┏━━
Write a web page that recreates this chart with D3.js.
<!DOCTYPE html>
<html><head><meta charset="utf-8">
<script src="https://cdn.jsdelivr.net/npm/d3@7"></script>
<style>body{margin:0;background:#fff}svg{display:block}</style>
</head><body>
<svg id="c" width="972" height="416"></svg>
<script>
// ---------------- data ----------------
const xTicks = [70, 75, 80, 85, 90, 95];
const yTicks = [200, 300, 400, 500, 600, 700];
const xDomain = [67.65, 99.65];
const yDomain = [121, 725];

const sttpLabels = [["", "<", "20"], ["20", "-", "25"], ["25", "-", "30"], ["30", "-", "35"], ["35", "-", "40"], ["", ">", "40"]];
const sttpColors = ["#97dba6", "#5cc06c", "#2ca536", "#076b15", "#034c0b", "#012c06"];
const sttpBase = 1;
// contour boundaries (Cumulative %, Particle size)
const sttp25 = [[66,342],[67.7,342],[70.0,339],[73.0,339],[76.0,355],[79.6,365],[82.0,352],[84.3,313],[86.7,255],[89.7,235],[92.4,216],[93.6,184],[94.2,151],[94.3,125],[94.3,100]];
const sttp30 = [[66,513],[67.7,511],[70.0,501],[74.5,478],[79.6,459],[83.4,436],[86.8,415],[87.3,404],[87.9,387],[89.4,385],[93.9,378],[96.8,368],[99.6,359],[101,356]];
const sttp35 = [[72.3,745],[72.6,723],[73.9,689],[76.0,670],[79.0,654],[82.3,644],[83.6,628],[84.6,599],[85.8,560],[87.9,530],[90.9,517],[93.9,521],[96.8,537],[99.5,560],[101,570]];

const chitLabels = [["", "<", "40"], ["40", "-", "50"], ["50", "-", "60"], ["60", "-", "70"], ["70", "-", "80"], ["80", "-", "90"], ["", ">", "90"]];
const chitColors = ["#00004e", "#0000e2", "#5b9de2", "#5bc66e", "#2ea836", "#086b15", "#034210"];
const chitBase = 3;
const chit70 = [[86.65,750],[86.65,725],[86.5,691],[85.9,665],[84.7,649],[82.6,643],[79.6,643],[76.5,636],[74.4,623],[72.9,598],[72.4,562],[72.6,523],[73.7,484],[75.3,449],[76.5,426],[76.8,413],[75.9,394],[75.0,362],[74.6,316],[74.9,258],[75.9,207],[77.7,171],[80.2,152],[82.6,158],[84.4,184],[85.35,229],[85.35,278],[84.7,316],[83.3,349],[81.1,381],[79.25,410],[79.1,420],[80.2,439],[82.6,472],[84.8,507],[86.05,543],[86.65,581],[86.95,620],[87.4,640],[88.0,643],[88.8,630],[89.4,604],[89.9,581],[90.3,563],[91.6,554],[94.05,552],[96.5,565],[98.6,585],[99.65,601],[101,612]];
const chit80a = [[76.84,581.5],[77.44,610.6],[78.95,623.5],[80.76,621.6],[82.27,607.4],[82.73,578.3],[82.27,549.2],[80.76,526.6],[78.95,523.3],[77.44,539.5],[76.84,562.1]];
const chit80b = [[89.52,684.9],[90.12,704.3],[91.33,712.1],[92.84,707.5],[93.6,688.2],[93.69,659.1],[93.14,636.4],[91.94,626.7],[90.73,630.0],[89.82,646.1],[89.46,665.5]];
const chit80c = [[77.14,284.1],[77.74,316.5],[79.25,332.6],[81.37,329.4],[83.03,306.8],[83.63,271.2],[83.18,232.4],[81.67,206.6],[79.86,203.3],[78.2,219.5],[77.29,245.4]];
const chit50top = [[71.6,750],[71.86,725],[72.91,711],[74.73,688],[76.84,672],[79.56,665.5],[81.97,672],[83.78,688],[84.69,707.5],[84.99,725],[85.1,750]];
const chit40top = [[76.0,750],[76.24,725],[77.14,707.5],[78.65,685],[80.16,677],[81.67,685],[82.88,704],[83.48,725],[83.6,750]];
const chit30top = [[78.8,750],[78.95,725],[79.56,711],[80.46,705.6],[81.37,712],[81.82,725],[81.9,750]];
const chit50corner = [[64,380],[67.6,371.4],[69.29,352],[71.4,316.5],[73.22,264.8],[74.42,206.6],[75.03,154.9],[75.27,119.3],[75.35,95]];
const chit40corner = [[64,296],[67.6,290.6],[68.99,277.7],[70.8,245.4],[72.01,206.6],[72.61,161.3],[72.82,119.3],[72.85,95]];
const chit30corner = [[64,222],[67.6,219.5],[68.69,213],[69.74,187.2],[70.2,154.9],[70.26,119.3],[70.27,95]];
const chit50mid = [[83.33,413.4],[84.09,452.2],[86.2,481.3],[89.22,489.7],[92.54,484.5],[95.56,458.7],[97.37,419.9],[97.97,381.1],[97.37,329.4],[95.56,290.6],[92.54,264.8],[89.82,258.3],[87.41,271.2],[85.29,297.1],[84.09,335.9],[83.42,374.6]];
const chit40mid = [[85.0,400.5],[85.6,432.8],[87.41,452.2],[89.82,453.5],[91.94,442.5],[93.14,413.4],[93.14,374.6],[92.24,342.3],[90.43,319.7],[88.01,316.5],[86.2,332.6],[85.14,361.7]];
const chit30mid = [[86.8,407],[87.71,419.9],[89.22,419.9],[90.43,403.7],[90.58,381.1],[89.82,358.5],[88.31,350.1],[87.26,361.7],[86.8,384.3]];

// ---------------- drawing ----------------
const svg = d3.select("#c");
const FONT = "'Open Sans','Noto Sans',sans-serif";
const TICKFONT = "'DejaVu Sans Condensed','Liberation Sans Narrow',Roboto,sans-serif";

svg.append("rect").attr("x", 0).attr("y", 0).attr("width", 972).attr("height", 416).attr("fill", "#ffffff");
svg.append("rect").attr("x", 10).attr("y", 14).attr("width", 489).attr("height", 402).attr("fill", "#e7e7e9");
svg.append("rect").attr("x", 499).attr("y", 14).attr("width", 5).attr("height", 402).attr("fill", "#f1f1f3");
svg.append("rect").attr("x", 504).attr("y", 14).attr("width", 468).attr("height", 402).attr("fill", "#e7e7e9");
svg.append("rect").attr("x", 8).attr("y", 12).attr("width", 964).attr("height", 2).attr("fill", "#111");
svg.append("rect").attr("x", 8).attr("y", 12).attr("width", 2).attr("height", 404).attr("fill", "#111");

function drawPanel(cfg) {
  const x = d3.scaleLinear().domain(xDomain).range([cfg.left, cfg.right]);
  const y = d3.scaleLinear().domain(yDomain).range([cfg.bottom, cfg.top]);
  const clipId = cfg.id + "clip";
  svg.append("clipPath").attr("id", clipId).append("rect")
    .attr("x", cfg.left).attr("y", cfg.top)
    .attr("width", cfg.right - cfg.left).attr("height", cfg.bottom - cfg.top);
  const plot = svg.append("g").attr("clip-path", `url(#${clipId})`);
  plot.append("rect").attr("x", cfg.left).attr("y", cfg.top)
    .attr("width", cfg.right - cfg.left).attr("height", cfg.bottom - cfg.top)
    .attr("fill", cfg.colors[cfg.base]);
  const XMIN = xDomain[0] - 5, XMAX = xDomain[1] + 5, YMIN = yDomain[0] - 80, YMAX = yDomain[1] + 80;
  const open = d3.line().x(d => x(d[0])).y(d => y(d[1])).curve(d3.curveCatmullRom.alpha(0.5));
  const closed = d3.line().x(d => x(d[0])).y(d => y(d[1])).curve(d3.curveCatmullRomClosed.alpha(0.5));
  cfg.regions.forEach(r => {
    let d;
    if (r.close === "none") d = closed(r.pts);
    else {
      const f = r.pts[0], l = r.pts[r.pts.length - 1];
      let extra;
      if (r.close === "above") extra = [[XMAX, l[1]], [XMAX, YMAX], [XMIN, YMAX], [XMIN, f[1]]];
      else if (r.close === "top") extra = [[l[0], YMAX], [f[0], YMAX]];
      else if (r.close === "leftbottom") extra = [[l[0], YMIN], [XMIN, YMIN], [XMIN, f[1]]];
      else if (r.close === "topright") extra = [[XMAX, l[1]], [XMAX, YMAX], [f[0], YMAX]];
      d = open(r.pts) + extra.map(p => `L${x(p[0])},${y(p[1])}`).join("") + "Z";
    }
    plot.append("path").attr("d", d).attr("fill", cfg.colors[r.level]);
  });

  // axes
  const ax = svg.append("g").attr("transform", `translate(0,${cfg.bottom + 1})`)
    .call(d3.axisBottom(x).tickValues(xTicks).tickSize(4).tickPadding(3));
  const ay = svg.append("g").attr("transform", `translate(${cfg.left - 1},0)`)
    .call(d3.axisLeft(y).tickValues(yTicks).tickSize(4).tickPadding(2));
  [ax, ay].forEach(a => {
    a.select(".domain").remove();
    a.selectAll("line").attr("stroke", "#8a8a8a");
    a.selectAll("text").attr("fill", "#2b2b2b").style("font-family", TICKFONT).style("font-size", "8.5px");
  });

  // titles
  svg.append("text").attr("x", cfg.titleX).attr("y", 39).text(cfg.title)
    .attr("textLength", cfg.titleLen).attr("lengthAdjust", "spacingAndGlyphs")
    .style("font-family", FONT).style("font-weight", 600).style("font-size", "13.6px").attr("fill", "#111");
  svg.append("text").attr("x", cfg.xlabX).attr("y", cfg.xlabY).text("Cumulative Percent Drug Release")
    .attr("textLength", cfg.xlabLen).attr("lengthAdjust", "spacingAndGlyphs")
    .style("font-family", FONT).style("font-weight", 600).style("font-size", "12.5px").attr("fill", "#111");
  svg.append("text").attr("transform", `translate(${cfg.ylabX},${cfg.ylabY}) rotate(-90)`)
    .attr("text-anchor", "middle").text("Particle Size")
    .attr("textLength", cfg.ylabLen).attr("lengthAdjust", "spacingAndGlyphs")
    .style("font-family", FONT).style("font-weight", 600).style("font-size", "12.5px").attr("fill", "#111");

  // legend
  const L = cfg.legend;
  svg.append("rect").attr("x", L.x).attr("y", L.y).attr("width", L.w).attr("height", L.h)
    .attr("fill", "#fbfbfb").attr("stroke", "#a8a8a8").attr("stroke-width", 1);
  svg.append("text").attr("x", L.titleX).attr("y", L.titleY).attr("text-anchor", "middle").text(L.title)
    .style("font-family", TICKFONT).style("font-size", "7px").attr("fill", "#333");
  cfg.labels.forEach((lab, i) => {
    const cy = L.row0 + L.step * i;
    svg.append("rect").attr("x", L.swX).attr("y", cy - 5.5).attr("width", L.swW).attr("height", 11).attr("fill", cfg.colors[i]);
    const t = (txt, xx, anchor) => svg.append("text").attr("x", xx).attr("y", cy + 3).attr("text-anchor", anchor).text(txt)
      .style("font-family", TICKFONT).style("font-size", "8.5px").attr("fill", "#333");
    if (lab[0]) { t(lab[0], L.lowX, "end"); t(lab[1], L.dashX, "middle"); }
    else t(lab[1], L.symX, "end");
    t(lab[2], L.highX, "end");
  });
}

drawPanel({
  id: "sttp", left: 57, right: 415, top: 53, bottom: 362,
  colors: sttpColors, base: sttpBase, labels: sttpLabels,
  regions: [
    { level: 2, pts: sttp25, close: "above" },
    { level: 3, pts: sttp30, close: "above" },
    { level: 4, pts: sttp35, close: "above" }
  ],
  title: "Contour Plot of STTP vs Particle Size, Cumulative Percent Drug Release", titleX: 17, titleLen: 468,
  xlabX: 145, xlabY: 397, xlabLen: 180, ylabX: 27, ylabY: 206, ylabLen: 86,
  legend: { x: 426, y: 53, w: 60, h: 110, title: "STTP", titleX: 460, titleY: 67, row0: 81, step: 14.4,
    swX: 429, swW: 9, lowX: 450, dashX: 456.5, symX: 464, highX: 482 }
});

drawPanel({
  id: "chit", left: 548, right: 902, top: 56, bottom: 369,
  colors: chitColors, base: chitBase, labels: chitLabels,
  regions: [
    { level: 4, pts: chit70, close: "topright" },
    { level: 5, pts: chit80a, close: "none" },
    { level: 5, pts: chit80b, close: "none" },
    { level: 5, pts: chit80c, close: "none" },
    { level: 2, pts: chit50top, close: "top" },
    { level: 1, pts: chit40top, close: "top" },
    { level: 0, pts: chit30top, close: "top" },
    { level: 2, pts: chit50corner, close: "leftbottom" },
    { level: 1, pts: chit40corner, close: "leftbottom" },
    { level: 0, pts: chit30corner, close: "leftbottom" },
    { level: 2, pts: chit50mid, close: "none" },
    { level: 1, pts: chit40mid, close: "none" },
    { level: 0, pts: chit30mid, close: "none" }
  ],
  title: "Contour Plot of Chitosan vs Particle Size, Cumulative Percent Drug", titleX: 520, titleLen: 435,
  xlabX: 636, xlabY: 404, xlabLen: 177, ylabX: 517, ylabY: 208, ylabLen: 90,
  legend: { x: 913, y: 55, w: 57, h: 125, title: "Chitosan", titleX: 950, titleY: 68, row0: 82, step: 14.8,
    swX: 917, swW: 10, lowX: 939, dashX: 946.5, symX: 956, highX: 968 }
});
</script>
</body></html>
┗━━
┏━━
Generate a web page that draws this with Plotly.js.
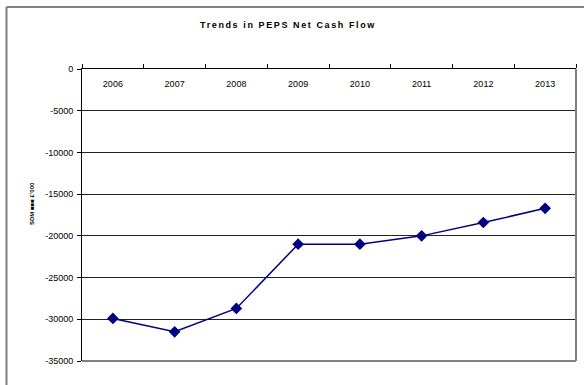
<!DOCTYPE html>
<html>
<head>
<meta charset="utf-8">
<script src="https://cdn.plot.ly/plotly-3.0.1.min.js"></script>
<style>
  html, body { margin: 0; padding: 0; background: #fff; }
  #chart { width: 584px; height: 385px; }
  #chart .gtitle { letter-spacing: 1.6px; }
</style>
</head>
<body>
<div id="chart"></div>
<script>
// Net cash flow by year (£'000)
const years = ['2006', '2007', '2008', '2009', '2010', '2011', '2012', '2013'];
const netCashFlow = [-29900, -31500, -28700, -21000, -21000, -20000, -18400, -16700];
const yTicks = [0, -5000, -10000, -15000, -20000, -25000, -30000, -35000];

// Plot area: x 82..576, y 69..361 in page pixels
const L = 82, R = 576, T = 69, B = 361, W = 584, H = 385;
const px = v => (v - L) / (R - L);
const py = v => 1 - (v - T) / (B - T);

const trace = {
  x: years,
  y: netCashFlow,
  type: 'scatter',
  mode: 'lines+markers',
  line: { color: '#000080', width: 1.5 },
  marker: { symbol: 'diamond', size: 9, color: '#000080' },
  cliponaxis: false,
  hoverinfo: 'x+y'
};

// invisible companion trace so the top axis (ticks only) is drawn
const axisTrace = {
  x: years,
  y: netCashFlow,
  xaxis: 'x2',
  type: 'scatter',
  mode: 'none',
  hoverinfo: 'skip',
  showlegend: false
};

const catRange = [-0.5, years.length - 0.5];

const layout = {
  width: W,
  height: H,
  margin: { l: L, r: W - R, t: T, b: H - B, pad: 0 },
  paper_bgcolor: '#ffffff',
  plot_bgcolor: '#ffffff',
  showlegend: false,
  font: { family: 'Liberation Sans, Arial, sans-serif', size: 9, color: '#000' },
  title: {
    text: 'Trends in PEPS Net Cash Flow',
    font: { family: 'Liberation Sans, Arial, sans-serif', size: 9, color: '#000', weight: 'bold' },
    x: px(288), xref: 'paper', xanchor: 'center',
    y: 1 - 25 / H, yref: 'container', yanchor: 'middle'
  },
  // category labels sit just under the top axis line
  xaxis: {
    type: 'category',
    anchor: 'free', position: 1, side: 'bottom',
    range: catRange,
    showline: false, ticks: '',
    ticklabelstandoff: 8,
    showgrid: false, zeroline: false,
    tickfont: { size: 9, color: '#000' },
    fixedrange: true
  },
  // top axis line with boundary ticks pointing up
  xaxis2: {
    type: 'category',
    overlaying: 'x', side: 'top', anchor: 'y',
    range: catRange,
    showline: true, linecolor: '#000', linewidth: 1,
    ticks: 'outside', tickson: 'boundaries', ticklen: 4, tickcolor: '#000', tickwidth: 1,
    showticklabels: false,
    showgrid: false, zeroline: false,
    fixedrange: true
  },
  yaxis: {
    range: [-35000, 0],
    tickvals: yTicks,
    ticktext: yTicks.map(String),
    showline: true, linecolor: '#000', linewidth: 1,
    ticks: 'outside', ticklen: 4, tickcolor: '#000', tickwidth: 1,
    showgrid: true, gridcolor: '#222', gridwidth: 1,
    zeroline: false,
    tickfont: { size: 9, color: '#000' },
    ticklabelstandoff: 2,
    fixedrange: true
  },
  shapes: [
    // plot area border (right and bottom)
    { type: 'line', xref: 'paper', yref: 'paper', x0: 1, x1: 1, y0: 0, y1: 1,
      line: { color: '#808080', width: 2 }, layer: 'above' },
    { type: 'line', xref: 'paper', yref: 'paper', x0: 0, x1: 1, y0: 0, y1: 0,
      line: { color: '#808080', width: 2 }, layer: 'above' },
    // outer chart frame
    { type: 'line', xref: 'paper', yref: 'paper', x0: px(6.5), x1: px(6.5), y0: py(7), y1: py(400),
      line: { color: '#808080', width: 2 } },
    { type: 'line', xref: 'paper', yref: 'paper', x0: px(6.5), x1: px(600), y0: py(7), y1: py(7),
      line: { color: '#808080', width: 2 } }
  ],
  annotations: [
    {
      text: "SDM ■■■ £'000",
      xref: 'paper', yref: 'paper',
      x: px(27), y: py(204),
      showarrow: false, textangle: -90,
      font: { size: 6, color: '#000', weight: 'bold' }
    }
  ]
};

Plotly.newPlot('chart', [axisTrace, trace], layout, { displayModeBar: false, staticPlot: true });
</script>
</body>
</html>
┗━━
┏━━
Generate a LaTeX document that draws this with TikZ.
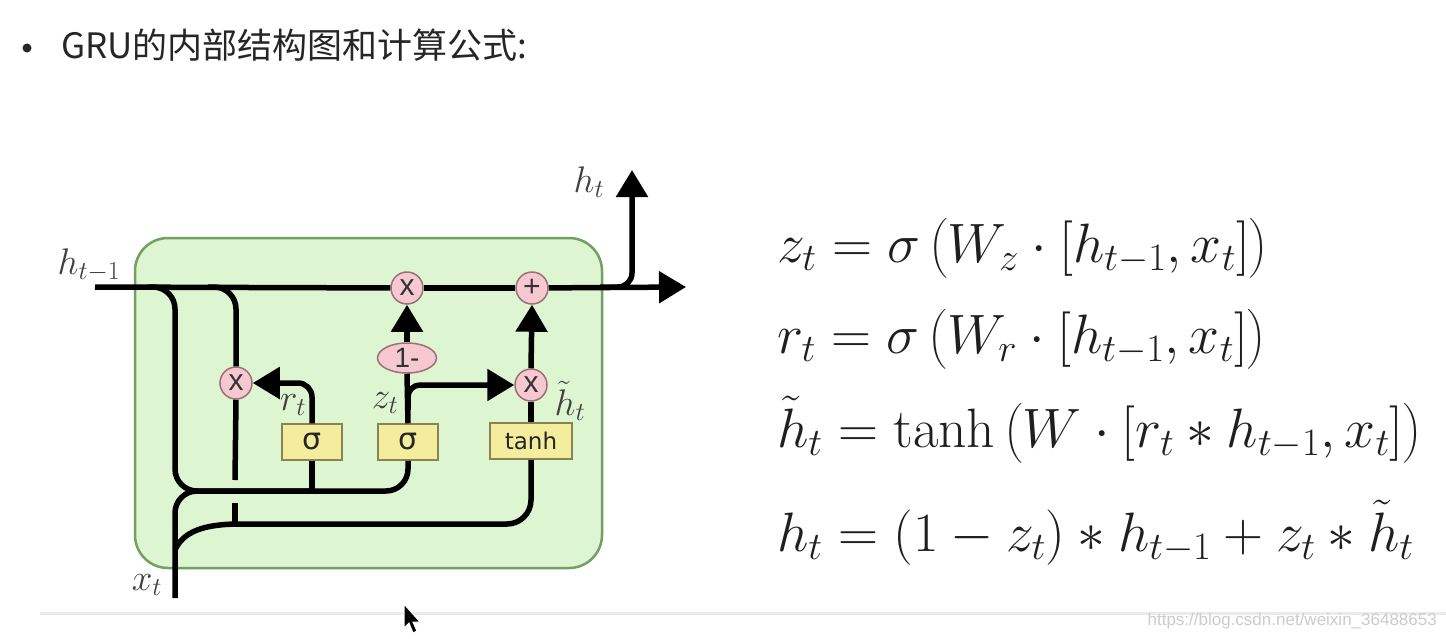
┗━━
Problem requirements: Repeat, unchanged, every line from the one that contains "Write a web" to the one that contains "const yDomain = [121, 725];", including both, and no other line.

The response:
Write a web page that recreates this chart with D3.js.
<!DOCTYPE html>
<html><head><meta charset="utf-8">
<script src="https://cdn.jsdelivr.net/npm/d3@7"></script>
<style>body{margin:0;background:#fff}svg{display:block}</style>
</head><body>
<svg id="c" width="972" height="416"></svg>
<script>
// ---------------- data ----------------
const xTicks = [70, 75, 80, 85, 90, 95];
const yTicks = [200, 300, 400, 500, 600, 700];
const xDomain = [67.65, 99.65];
const yDomain = [121, 725];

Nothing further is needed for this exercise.